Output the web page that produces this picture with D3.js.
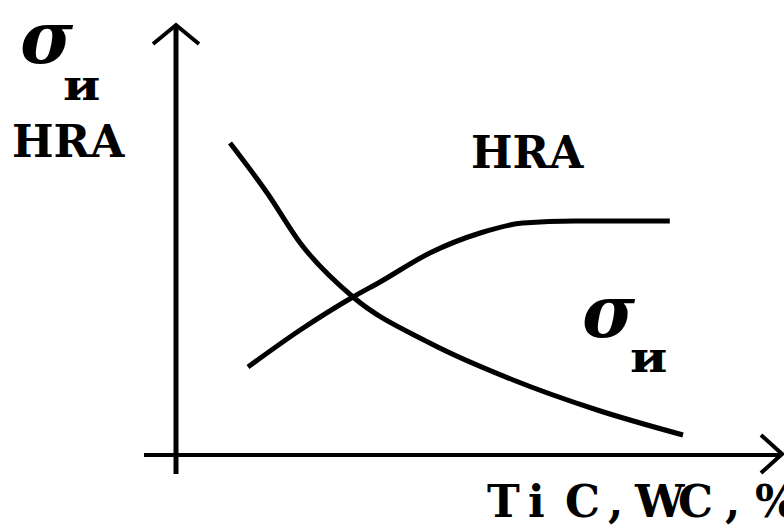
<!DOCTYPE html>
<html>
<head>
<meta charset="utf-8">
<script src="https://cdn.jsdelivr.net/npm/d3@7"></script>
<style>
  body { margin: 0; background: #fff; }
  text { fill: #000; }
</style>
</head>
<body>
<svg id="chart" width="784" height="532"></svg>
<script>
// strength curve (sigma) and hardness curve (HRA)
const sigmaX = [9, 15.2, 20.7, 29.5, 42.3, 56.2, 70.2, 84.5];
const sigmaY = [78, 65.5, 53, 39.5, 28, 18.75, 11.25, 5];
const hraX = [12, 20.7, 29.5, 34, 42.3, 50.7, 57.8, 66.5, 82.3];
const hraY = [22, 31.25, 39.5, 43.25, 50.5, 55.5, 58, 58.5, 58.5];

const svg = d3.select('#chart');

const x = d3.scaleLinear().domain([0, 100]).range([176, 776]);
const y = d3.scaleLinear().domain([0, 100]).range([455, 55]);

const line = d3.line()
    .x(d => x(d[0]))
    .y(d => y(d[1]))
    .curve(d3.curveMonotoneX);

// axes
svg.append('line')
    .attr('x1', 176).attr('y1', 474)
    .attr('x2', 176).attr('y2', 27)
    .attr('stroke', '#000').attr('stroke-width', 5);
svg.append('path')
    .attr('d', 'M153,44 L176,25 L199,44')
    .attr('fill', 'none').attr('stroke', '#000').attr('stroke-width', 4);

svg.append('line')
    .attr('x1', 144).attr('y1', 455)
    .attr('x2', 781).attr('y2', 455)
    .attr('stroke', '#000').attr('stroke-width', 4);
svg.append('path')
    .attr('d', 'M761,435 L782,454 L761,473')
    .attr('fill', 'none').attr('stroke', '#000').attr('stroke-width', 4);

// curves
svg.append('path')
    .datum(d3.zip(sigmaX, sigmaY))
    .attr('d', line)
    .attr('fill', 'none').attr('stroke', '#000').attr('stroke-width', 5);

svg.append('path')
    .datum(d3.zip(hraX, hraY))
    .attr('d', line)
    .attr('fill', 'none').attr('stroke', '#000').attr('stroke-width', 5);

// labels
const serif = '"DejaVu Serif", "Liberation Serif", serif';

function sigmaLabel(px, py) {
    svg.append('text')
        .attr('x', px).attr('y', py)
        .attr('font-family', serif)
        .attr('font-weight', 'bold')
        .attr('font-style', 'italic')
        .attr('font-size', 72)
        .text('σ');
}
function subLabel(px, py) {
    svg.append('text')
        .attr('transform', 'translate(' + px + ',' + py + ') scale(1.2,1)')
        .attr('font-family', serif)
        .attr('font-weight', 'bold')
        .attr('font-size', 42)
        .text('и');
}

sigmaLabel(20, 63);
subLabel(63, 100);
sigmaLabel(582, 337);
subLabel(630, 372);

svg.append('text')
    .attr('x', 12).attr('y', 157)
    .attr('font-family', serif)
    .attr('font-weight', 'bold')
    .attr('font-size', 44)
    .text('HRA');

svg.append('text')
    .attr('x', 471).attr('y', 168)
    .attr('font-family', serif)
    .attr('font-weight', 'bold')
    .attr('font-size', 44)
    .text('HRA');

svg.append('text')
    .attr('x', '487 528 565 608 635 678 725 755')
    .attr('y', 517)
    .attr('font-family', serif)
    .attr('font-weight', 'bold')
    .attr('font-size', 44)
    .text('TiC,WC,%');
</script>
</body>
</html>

▶ **The task**
Except for the pictures, print the data above exactly.

▶ **Task output**
Output the web page that produces this picture with D3.js.
<!DOCTYPE html>
<html>
<head>
<meta charset="utf-8">
<script src="https://cdn.jsdelivr.net/npm/d3@7"></script>
<style>
  body { margin: 0; background: #fff; }
  text { fill: #000; }
</style>
</head>
<body>
<svg id="chart" width="784" height="532"></svg>
<script>
// strength curve (sigma) and hardness curve (HRA)
const sigmaX = [9, 15.2, 20.7, 29.5, 42.3, 56.2, 70.2, 84.5];
const sigmaY = [78, 65.5, 53, 39.5, 28, 18.75, 11.25, 5];
const hraX = [12, 20.7, 29.5, 34, 42.3, 50.7, 57.8, 66.5, 82.3];
const hraY = [22, 31.25, 39.5, 43.25, 50.5, 55.5, 58, 58.5, 58.5];

const svg = d3.select('#chart');

const x = d3.scaleLinear().domain([0, 100]).range([176, 776]);
const y = d3.scaleLinear().domain([0, 100]).range([455, 55]);

const line = d3.line()
    .x(d => x(d[0]))
    .y(d => y(d[1]))
    .curve(d3.curveMonotoneX);

// axes
svg.append('line')
    .attr('x1', 176).attr('y1', 474)
    .attr('x2', 176).attr('y2', 27)
    .attr('stroke', '#000').attr('stroke-width', 5);
svg.append('path')
    .attr('d', 'M153,44 L176,25 L199,44')
    .attr('fill', 'none').attr('stroke', '#000').attr('stroke-width', 4);

svg.append('line')
    .attr('x1', 144).attr('y1', 455)
    .attr('x2', 781).attr('y2', 455)
    .attr('stroke', '#000').attr('stroke-width', 4);
svg.append('path')
    .attr('d', 'M761,435 L782,454 L761,473')
    .attr('fill', 'none').attr('stroke', '#000').attr('stroke-width', 4);

// curves
svg.append('path')
    .datum(d3.zip(sigmaX, sigmaY))
    .attr('d', line)
    .attr('fill', 'none').attr('stroke', '#000').attr('stroke-width', 5);

svg.append('path')
    .datum(d3.zip(hraX, hraY))
    .attr('d', line)
    .attr('fill', 'none').attr('stroke', '#000').attr('stroke-width', 5);

// labels
const serif = '"DejaVu Serif", "Liberation Serif", serif';

function sigmaLabel(px, py) {
    svg.append('text')
        .attr('x', px).attr('y', py)
        .attr('font-family', serif)
        .attr('font-weight', 'bold')
        .attr('font-style', 'italic')
        .attr('font-size', 72)
        .text('σ');
}
function subLabel(px, py) {
    svg.append('text')
        .attr('transform', 'translate(' + px + ',' + py + ') scale(1.2,1)')
        .attr('font-family', serif)
        .attr('font-weight', 'bold')
        .attr('font-size', 42)
        .text('и');
}

sigmaLabel(20, 63);
subLabel(63, 100);
sigmaLabel(582, 337);
subLabel(630, 372);

svg.append('text')
    .attr('x', 12).attr('y', 157)
    .attr('font-family', serif)
    .attr('font-weight', 'bold')
    .attr('font-size', 44)
    .text('HRA');

svg.append('text')
    .attr('x', 471).attr('y', 168)
    .attr('font-family', serif)
    .attr('font-weight', 'bold')
    .attr('font-size', 44)
    .text('HRA');

svg.append('text')
    .attr('x', '487 528 565 608 635 678 725 755')
    .attr('y', 517)
    .attr('font-family', serif)
    .attr('font-weight', 'bold')
    .attr('font-size', 44)
    .text('TiC,WC,%');
</script>
</body>
</html>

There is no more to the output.